Mal espectáculo/II-III

 

 

Guillermo García Oropeza

En el artículo anterior de esta pequeña serie, hablábamos del tema número uno de la política contemporánea, que es la relación entre el poder y los medios o, jugando con las palabras, con el poder propio de los medios, un poder intrínseco a su esencia y a sus posibilidades.

Decíamos que a los políticos les costó trabajo entender el fenómeno de los grandes medios de comunicación, pero ciertos iluminados —aunque fuera con una luz siniestra— entendieron perfectamente que los medios eran la nueva extensión de la política, la voz multiplicada, la presencia, la invasión de la privacidad de las gentes con el mensaje político.

Fenómeno mundial con soluciones diversas según los sistemas y países, pero concentrándonos en el caso mexicano nuestros políticos se vieron bastante lentos en entender los medios. Después de todo, venían de medios militares, académicos o de las viejas rutinas políticas incluyendo una retórica que pronto se hizo obsoleta, y si no hubiera sido porque ciertos profesionales de los medios se convirtieron en los verdaderos voceros nacionales, los políticos se hubieran quedado muy lejanos de la población.

Hablamos de antes del advenimiento del Internet y de las redes sociales que están cambiando las reglas del juego.

Hoy quisiera concentrarme en los dos sexenios panistas y su imagen televisiva. Mucho más interesante encuentro a Vicente Fox, un presidente con el que nunca simpaticé y cuyo único logro para mí fue haber sacado el PRI de Los Pinos, haiga sido como haiga sido.

Un aventurero de la política, un hombre de formación totalmente distinta a la tradicional, un empresario menor y provinciano, cargando además con un apellido anglosajón, texano y que no había hecho la carrera de méritos de los panistas tradicionales, me pregunto si de veras es panista o simplemente foxista, Vicente —Chente—, por una serie de carambolas increíbles se convierte en presidente de México, un presidente llamémoslo heterodoxo, para no llamarlo rebelde, y que comienza su periodo económicamente favorecido por el último boom petrolero y que gobernará a su manera y a la manera de su todopoderosa mujer.

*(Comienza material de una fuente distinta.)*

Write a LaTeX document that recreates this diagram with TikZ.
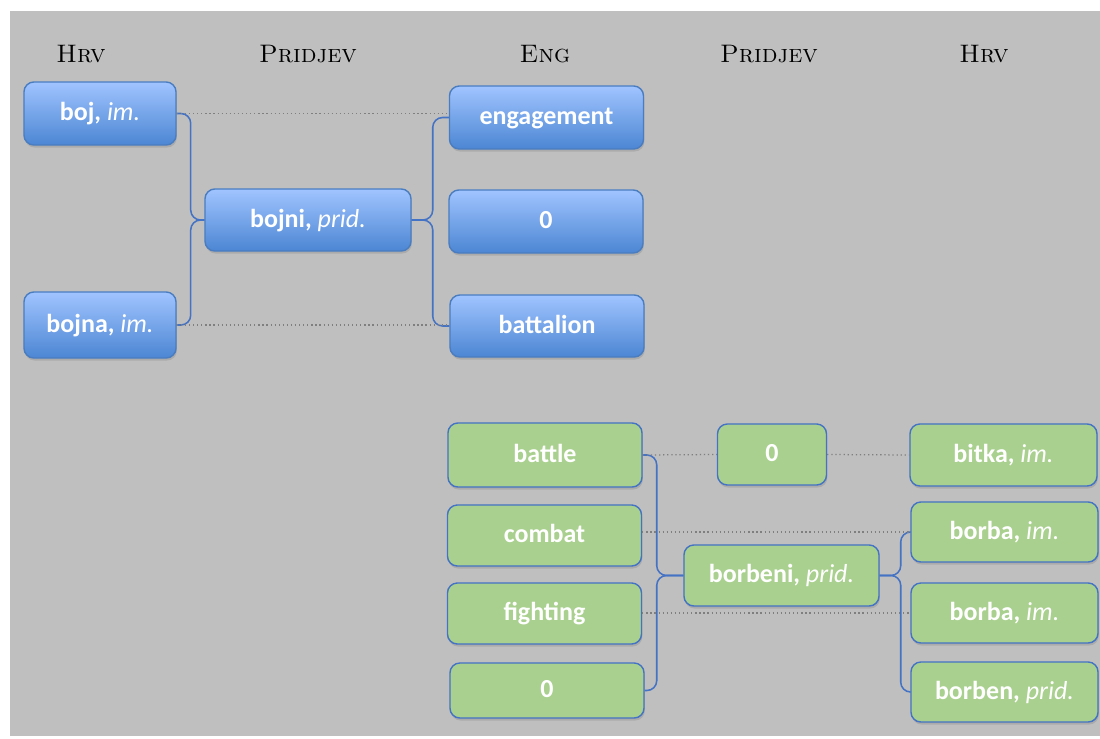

No trato de renovar críticas contra Chente sino de señalar que cuando menos tuvo un estilo propio, único, irrepetible. Acaba a hachazos con la vieja retórica y practica un populismo verbal que a muchos llega, tiene buena pinta y buena voz. Es grandote y blanco, cosa que cuenta en México y está asociado con una cultura ranchera, que no campesina, de palenque, y pudo, repito, pudo haberse convertido en un exitoso gobernante populista.

Pero Chente no era Fidel ni Chávez, el bolivariano, sino un gobernante caótico que desperdició su gran oportunidad: ser la gran figura mediática que entusiasmara el país.